Sic, though we assume Koll “said” it or something. For instance “blithered”, because if weather is stretched beyond our tolerance levels we can’t tolerate it, whereas there have never been more or more prosperous people on the planet. And moreover cold kills a lot more people than heat even in, to take a place at non-random, India. The sort of thing you’d expect a person with his job title to know.

Now how’s this for weird? In the midst of this conflagration, AP did find a voice of sanity and it was… Michael E. Mann:

“‘For most of the last 120,000 years, we were in an ice age and today is clearly warmer than that,’ said Texas A&M University climate scientist Andrew Dessler, adding that studies indicate we are now in the hottest period in the last 10,000 years. But it’s still a difficult determination to make, said University of Pennsylvania climate scientist Michael Mann, because data from tree-rings, corals and ice cores don’t go back that far.”

Which is a remarkably polite way of asking what git hasn’t heard of the Holocene Climate Optimum, especially if they work in the field.

Also, to get all technical, the story eventually says that:

“While 2024 has been extremely warm, what kicked this week into new territory was a warmer-than-usual Antarctic winter, with temperatures 6 to 10 degrees Celsius (10.8 to 18 degrees Fahrenheit) warmer than normal, [Carlo Buontempo, the director of the European climate service Copernicus] said. The same thing happened on the southern continent last year when the record was set in early July. If it weren’t for Antarctica, it’s likely the record would not have been broken, Buontempo said.”

So Antarctica is blazing away and the rest of the planet isn’t? it would explain a lot, but not why you all call this stuff global warming.

P.S. How do they really know what temperature it is in Antarctica? Despite the distortion of conventional Mercator maps, it’s actually pretty big, some 14.2 million square kilometres (or 5.5 million square miles), nearly half again as big as Europe. And it contains exactly how many weather stations? Right. One hundred and thirty-seven so one for every 40,000 square miles or so.

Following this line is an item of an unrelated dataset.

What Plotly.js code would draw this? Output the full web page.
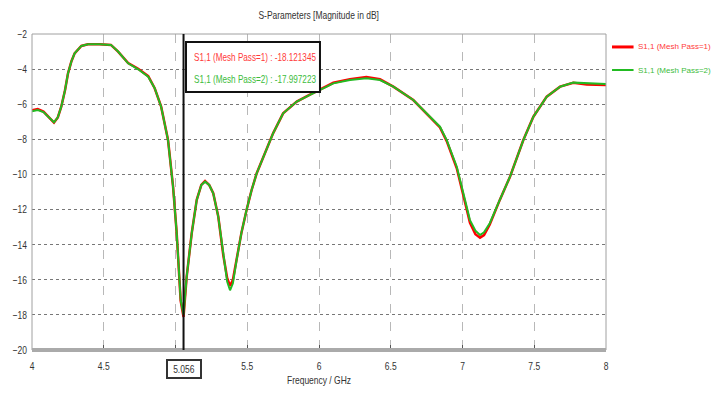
<!DOCTYPE html>
<html><head><meta charset="utf-8">
<script src="https://cdn.plot.ly/plotly-3.0.1.min.js"></script>
<style>html,body{margin:0;padding:0;background:#fff}#c{width:713px;height:396px}</style>
</head><body><div id="c"></div>
<script>
const freqGHz = [4.0,4.04,4.08,4.12,4.153,4.18,4.204,4.23,4.251,4.275,4.297,4.344,4.39,4.47,4.55,4.60,4.67,4.74,4.81,4.855,4.90,4.948,4.983,5.008,5.036,5.056,5.078,5.113,5.148,5.18,5.206,5.235,5.263,5.298,5.333,5.36,5.38,5.40,5.426,5.46,5.496,5.53,5.566,5.635,5.68,5.75,5.845,5.93,6.007,6.10,6.216,6.33,6.425,6.518,6.657,6.75,6.797,6.843,6.89,6.96,7.006,7.052,7.09,7.122,7.15,7.19,7.26,7.331,7.424,7.494,7.587,7.68,7.772,7.866,8.0];
const s11Pass1 = [-6.35,-6.28,-6.42,-6.75,-7.05,-6.75,-6.14,-5.2,-4.24,-3.55,-3.10,-2.68,-2.59,-2.58,-2.62,-3.0,-3.65,-3.98,-4.40,-5.09,-6.14,-8.04,-10.7,-13.3,-17.2,-18.12,-15.82,-13.35,-11.45,-10.6,-10.38,-10.6,-11.07,-12.4,-14.6,-15.9,-16.35,-16.0,-14.8,-13.3,-12.0,-10.9,-9.93,-8.6,-7.66,-6.52,-5.85,-5.48,-5.17,-4.78,-4.57,-4.45,-4.58,-5.0,-5.76,-6.52,-6.92,-7.32,-8.1,-9.65,-11.2,-12.75,-13.4,-13.6,-13.45,-12.85,-11.45,-10.13,-8.04,-6.71,-5.57,-5.0,-4.78,-4.87,-4.9];
const s11Pass2 = [-6.40,-6.33,-6.45,-6.75,-7.03,-6.75,-6.14,-5.2,-4.24,-3.55,-3.10,-2.68,-2.59,-2.58,-2.62,-3.0,-3.67,-4.01,-4.43,-5.09,-6.14,-8.04,-10.7,-13.3,-17.15,-18.0,-15.82,-13.35,-11.45,-10.6,-10.41,-10.6,-11.07,-12.4,-14.68,-16.1,-16.6,-16.2,-14.87,-13.3,-12.0,-10.9,-9.93,-8.6,-7.66,-6.52,-5.85,-5.5,-5.19,-4.81,-4.62,-4.52,-4.62,-5.0,-5.76,-6.52,-6.9,-7.28,-8.04,-9.56,-11.07,-12.6,-13.2,-13.45,-13.3,-12.78,-11.45,-10.13,-8.04,-6.71,-5.57,-5.0,-4.77,-4.81,-4.85];
const xTicks = [4,4.5,5,5.5,6,6.5,7,7.5,8];
const xTickText = ["4","4.5","","5.5","6","6.5","7","7.5","8"];
const yTicks = [-2,-4,-6,-8,-10,-12,-14,-16,-18,-20];
const markerFreq = 5.056;
const markerLabel = "5.056";
const seriesNames = ["S1,1 (Mesh Pass=1)","S1,1 (Mesh Pass=2)"];
const markerText = ["S1,1 (Mesh Pass=1) : -18.121345","S1,1 (Mesh Pass=2) : -17.997223"];

const F = "'Liberation Sans',Arial,sans-serif";
const TXT = '#333';
const RED = '#ff0000', GREEN = '#22bb22', RED_T = '#ff3a3a', GREEN_T = '#3cbc3c';
const traces = [
  {x:freqGHz,y:s11Pass1,type:'scatter',mode:'lines',name:seriesNames[0],line:{color:RED,width:2.5}},
  {x:freqGHz,y:s11Pass2,type:'scatter',mode:'lines',name:seriesNames[1],line:{color:GREEN,width:2}}
];
const ann = (x,y,text,color,size) => ({xref:'paper',yref:'paper',x:x,y:y,xanchor:'left',yanchor:'middle',
  align:'left',showarrow:false,text:text,font:{family:F,size:size||11,color:color}});
const layout = {
  width:713,height:396,
  margin:{l:32,r:107,t:34,b:46},
  paper_bgcolor:'#fff',plot_bgcolor:'#fff',
  font:{family:F,size:11,color:TXT},
  showlegend:false,
  title:{text:'S-Parameters [Magnitude in dB]',x:0.447,xanchor:'center',y:0.962,yanchor:'middle',font:{family:F,size:11,color:TXT}},
  xaxis:{range:[4,8],tickvals:xTicks,ticktext:xTickText,showgrid:true,gridcolor:'#b8b8b8',griddash:'dash',gridwidth:1,
    zeroline:false,showline:false,ticks:'inside',ticklen:5,tickcolor:'#555',ticklabelstandoff:8,
    title:{text:'Frequency / GHz',font:{family:F,size:11,color:TXT},standoff:5},tickfont:{family:F,size:11,color:TXT}},
  yaxis:{range:[-20,-2],tickvals:yTicks,showgrid:true,gridcolor:'#777',griddash:'dot',gridwidth:1,zeroline:false,showline:false,
    ticks:'',ticklabelstandoff:4,tickfont:{family:F,size:11,color:TXT}},
  shapes:[
    {type:'rect',xref:'paper',yref:'paper',x0:0,x1:1,y0:0,y1:1,line:{color:'#a0a0a0',width:1}},
    {type:'line',xref:'paper',yref:'paper',x0:0,x1:1,y0:0,y1:0,line:{color:'#aaaaaa',width:4}},
    {type:'line',xref:'x',yref:'paper',x0:markerFreq,x1:markerFreq,y0:0,y1:1,line:{color:'#111',width:2}},
    {type:'rect',xref:'paper',yref:'paper',x0:0.2683,x1:0.5017,y0:0.8165,y1:0.9747,fillcolor:'#fff',line:{color:'#111',width:2},layer:'above'},
    {type:'line',xref:'paper',yref:'paper',x0:1.0105,x1:1.048,y0:0.959,y1:0.959,line:{color:RED,width:3}},
    {type:'line',xref:'paper',yref:'paper',x0:1.0105,x1:1.048,y0:0.886,y1:0.886,line:{color:GREEN,width:2}}
  ],
  annotations:[
    {xref:'x',yref:'paper',x:markerFreq,y:-0.028,yanchor:'top',xanchor:'center',text:markerLabel,showarrow:false,
     bordercolor:'#333',borderwidth:2,borderpad:2,bgcolor:'#fff',font:{family:F,size:11,color:TXT}},
    ann(0.2787,0.9272,markerText[0],RED_T),
    ann(0.2787,0.8576,markerText[1],GREEN_T),
    ann(1.052,0.959,seriesNames[0],RED_T,8),
    ann(1.052,0.886,seriesNames[1],GREEN_T,8)
  ]
};
function condense(el, f){
  const n = el.getComputedTextLength();
  if(n>0){ el.setAttribute('textLength', (n*f).toFixed(2)); el.setAttribute('lengthAdjust','spacingAndGlyphs'); }
}
Plotly.newPlot('c',traces,layout,{displayModeBar:false}).then(()=>{
  document.querySelectorAll('#c svg text').forEach(t=>{
    const s = t.textContent;
    if(seriesNames.indexOf(s) >= 0) return;
    const isMarker = markerText.indexOf(s) >= 0;
    const f = isMarker ? 0.74 : 0.77;
    const b0 = t.getBBox().x;
    const lines = t.querySelectorAll('tspan.line');
    if(lines.length){ lines.forEach(l=>condense(l,f)); } else { condense(t,f); }
    if(isMarker){
      const b1 = t.getBBox().x;
      const x0 = parseFloat(t.getAttribute('x')||'0');
      t.setAttribute('x', (x0 + (b0 - b1)).toFixed(2));
      const nb = t.getBBox();
      const bg = t.parentNode && t.parentNode.querySelector('rect.bg');
      if(bg){ bg.setAttribute('x', (nb.x-1).toFixed(2)); bg.setAttribute('width', (nb.width+2).toFixed(2)); }
    }
  });
});
</script></body></html>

6 comments on “Hottest day never”

  1. I suspect that the Hunga-Tonga eruption of January 1922 (https://en.wikipedia.org/wiki/2022_Hunga_Tonga%E2%80%93Hunga_Ha%CA%BBapai_eruption_and_tsunami) is largely responsible for the mild winters of the last two years and the current hot, humid summer. If Mother Nature decides to throw 50 million tones of water vapour into the stratosphere it will have a greenhouse effect orders of magniture greater than anything that CO2 can do. Moreover, the greenhouse effect is likely to last for several years yet since water vapour in the stratosphere tends to stay up there for a long, long time.
    Now let's see how long it will take for some journalist to blame Hunga-Tonga on human activity.

  2. I live in South Texas and we are having a fairly cool summer here. Obviously the data supporting the "hottest day ever" claim did not include us.

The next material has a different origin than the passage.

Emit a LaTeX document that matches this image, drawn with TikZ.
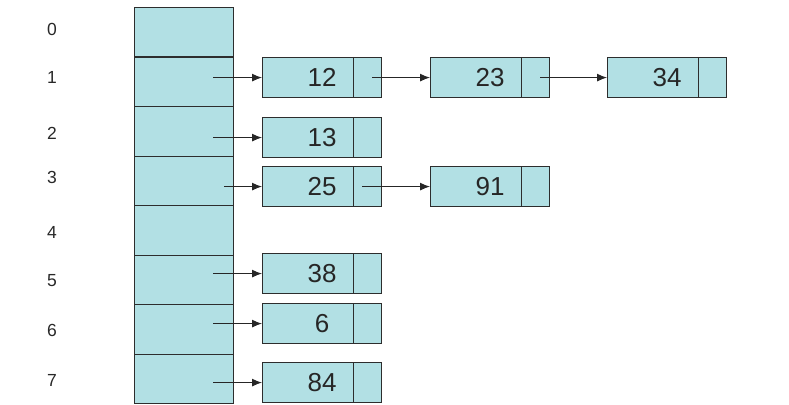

  3. For much of the historical record, temperatures were measured to the nearest 1deg F (The longest records are from England). I.e. with 0 significant decimal figures because it was impossible to accurately 'eyeball' temperatures to 1/10th degree. Today with electronic instruments, temperatures are measured to the nearest 1/10th deg C--two significant decimal places. The rule of dividing significant figures is the result is only as significant as the LEAST significant data point. I.e. in the case of temperature data only whole degrees F. If you assume that all temperatures recorded since the 17th century were to the nearest 1/10th degree C, then your mean temperature can only be significant to the nearest 1/10th deg C. Since the majority of observations before World War 2 were in the Anglosphere, where measurements were recorded to whole degrees F, by the rules of working with significant figures, any claim that the world is warmer or colder by anything less than a whole degree F, is just plain lying.